ARRASMITH: The Burlingames' woodland is a natural sponge and filter for water headed for Rock Creek, a still healthy salmon stream nearby. But their efforts alone can't save the stream. The region's housing boom is spreading out to these quiet forested areas, so Joan Burlingame also serves on a local council charged with making tough development decisions. The council recently approved a much denser housing development than has usually been allowed in the area, in exchange for a key piece of land being left undeveloped.

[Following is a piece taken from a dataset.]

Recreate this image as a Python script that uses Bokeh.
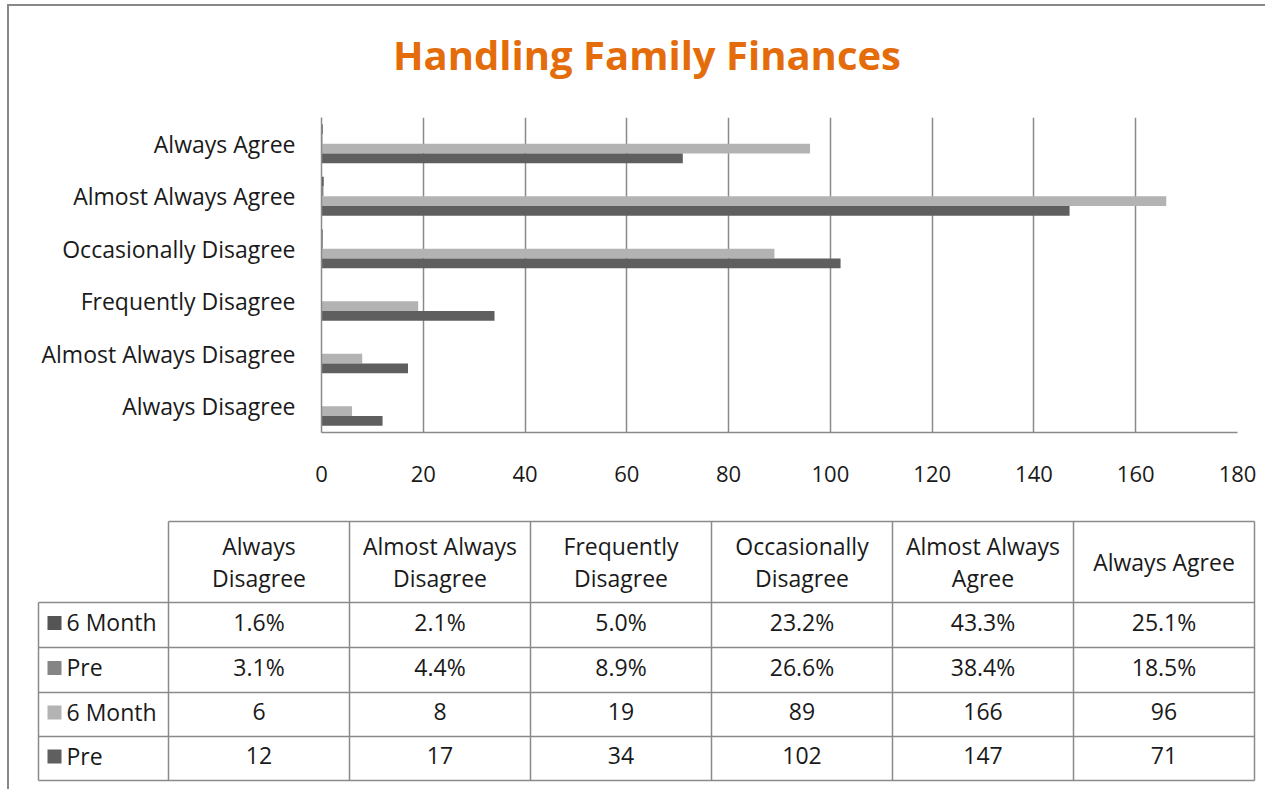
from bokeh.plotting import figure
from bokeh.models import FactorRange, Range1d, FixedTicker, ColumnDataSource
from bokeh.transform import dodge
from bokeh.layouts import column
from bokeh.core.properties import value
from bokeh.embed import file_html
from bokeh.resources import INLINE

# ---------------- data ----------------
categories = ["Always Disagree", "Almost Always Disagree", "Frequently Disagree",
              "Occasionally Disagree", "Almost Always Agree", "Always Agree"]
header_labels = ["Always\nDisagree", "Almost Always\nDisagree", "Frequently\nDisagree",
                 "Occasionally\nDisagree", "Almost Always\nAgree", "Always Agree"]
series_names = ["6 Month", "Pre", "6 Month", "Pre"]
pct_6month = [1.6, 2.1, 5.0, 23.2, 43.3, 25.1]
pct_pre = [3.1, 4.4, 8.9, 26.6, 38.4, 18.5]
count_6month = [6, 8, 19, 89, 166, 96]
count_pre = [12, 17, 34, 102, 147, 71]
x_ticks = [0, 20, 40, 60, 80, 100, 120, 140, 160, 180]
title_text = "Handling Family Finances"

colors = ["#555555", "#858585", "#b3b3b3", "#5f5f5f"]
FONT = "Open Sans"
GRID = "#8a8a8a"
TXT = "#1a1a1a"
FS = "23px"
W = 1256
OX, OY0 = 9, 6  # page offset of the layout's first canvas

def blank_fig(h):
    f = figure(width=W, height=h, x_range=Range1d(0, W), y_range=Range1d(h, 0),
               output_backend="svg", toolbar_location=None, min_border=0)
    f.frame_align = False
    f.axis.visible = False
    f.grid.grid_line_color = None
    f.outline_line_color = None
    f.border_fill_color = "white"
    return f

# ---------------- title ----------------
HT = 92
tt = blank_fig(HT)
tt.text(x=[646.5 - OX], y=[54 - OY0], text=[title_text], text_font=value(FONT),
        text_font_style="bold", text_font_size="40px", text_color="#E46C0A",
        text_align="center", text_baseline="middle")

# ---------------- chart ----------------
src = ColumnDataSource(dict(
    cat=categories,
    p6=[v / 100 for v in pct_6month],
    pp=[v / 100 for v in pct_pre],
    c6=count_6month,
    cp=count_pre,
))

top_chart = OY0 + HT
p = figure(width=W, height=505 - top_chart, y_range=FactorRange(factors=categories, range_padding=0),
           x_range=Range1d(0, 180), output_backend="svg", toolbar_location=None,
           min_border_left=312, min_border_right=28, min_border_top=117 - top_chart,
           min_border_bottom=73)
p.frame_align = False
p.outline_line_color = None
p.background_fill_color = "white"
p.border_fill_color = "white"

bh = 0.185
for col, off, c in [("p6", 1.5 * bh, colors[0]), ("pp", 0.5 * bh, colors[1]),
                    ("c6", -0.5 * bh, colors[2]), ("cp", -1.5 * bh, colors[3])]:
    p.hbar(y=dodge("cat", off, range=p.y_range), right=col, left=0, height=bh,
           source=src, fill_color=c, line_color=None)

p.xaxis.ticker = FixedTicker(ticks=x_ticks)
p.xaxis.major_tick_line_color = None
p.xaxis.minor_tick_line_color = None
p.xaxis.axis_line_color = GRID
p.xaxis.axis_line_width = 1.5
p.xaxis.major_label_text_font = FONT
p.xaxis.major_label_text_font_size = "22px"
p.xaxis.major_label_text_color = TXT
p.xaxis.major_label_standoff = 27

p.yaxis.major_tick_line_color = None
p.yaxis.minor_tick_line_color = None
p.yaxis.axis_line_color = GRID
p.yaxis.axis_line_width = 1.5
p.yaxis.major_label_text_font = FONT
p.yaxis.major_label_text_font_size = FS
p.yaxis.major_label_text_color = TXT
p.yaxis.major_label_standoff = 20

p.ygrid.grid_line_color = None
p.xgrid.ticker = FixedTicker(ticks=x_ticks)
p.xgrid.grid_line_color = GRID
p.xgrid.grid_line_width = 1.5

# ---------------- table ----------------
H2 = 284
t = blank_fig(H2)
OY = 505
def X(v): return v - OX
def Y(v): return v - OY

col_edges = [168, 349, 530, 711, 892, 1073, 1254]
label_left = 38
row_edges = [602, 647, 692, 736, 780]
head_top = 521

x0s, y0s, x1s, y1s = [], [], [], []
x0s.append(X(col_edges[0])); x1s.append(X(col_edges[-1])); y0s.append(Y(head_top)); y1s.append(Y(head_top))
for r in row_edges:
    x0s.append(X(label_left)); x1s.append(X(col_edges[-1])); y0s.append(Y(r)); y1s.append(Y(r))
x0s.append(X(label_left)); x1s.append(X(label_left)); y0s.append(Y(row_edges[0])); y1s.append(Y(row_edges[-1]))
for cx in col_edges:
    x0s.append(X(cx)); x1s.append(X(cx)); y0s.append(Y(head_top)); y1s.append(Y(row_edges[-1]))
t.segment(x0=x0s, y0=y0s, x1=x1s, y1=y1s, line_color=GRID, line_width=1.5)

centers = [X((col_edges[i] + col_edges[i + 1]) / 2) for i in range(len(categories))]
t.text(x=centers, y=[Y((head_top + row_edges[0]) / 2)] * len(centers), text=header_labels,
       text_font=value(FONT), text_font_size=FS, text_color=TXT,
       text_align="center", text_baseline="middle", text_line_height=1.02)

rows = [[f"{v:.1f}%" for v in pct_6month],
        [f"{v:.1f}%" for v in pct_pre],
        [str(v) for v in count_6month],
        [str(v) for v in count_pre]]
for i, vals in enumerate(rows):
    yc = Y((row_edges[i] + row_edges[i + 1]) / 2) - 3
    t.text(x=centers, y=[yc] * len(vals), text=vals, text_font=value(FONT),
           text_font_size=FS, text_color=TXT, text_align="center", text_baseline="middle")
    t.rect(x=[X(54)], y=[yc + 1], width=14, height=14, fill_color=colors[i], line_color=None)
    t.text(x=[X(66)], y=[yc], text=[series_names[i]], text_font=value(FONT),
           text_font_size=FS, text_color=TXT, text_align="left", text_baseline="middle")

layout = column(tt, p, t, spacing=0,
                styles={"margin-left": "7px", "margin-top": "4px",
                        "border-left": "2px solid #888888", "border-top": "2px solid #888888"})

open("out.html", "w").write(file_html(layout, INLINE))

BURLINGAME: It's a tough compromise. Do we want to have that connecting piece to be able to connect all those greenbelts along Rock Creek and that drain into Rock Creek and the Cedar River, in exchange for all the traffic and the noise we're going to get with the 600 homes?

ARRASMITH: But for salmon to have any chance to survive in the Seattle area, this kind of compromise will have to happen a lot more often. Higher-density development in some areas in exchange for less or even no development in others. And in a region where nearly every neighborhood has a salmon stream, King County ecologist Geno Lucceti says that means some will be saved and some might have to be sacrificed.

LUCCETI: Our approach to trying to protect and restore salmon is to shut the barn doors, if you will, and keep the horses that we have. So that relates back to going out and identifying your good quality habitats that are still here.

ARRASMITH: But reducing the impact of new development won't be enough. Many existing neighborhoods and shopping centers in the Puget Sound region will have to be retrofitted at a cost of more than $200 million in King County alone. But officials here believe that's far cheaper than Federal controls that could be imposed if they don't reinvent a place for wild salmon in the urban northwest. For Living on Earth, I'm Christine Arrasmith in Seattle.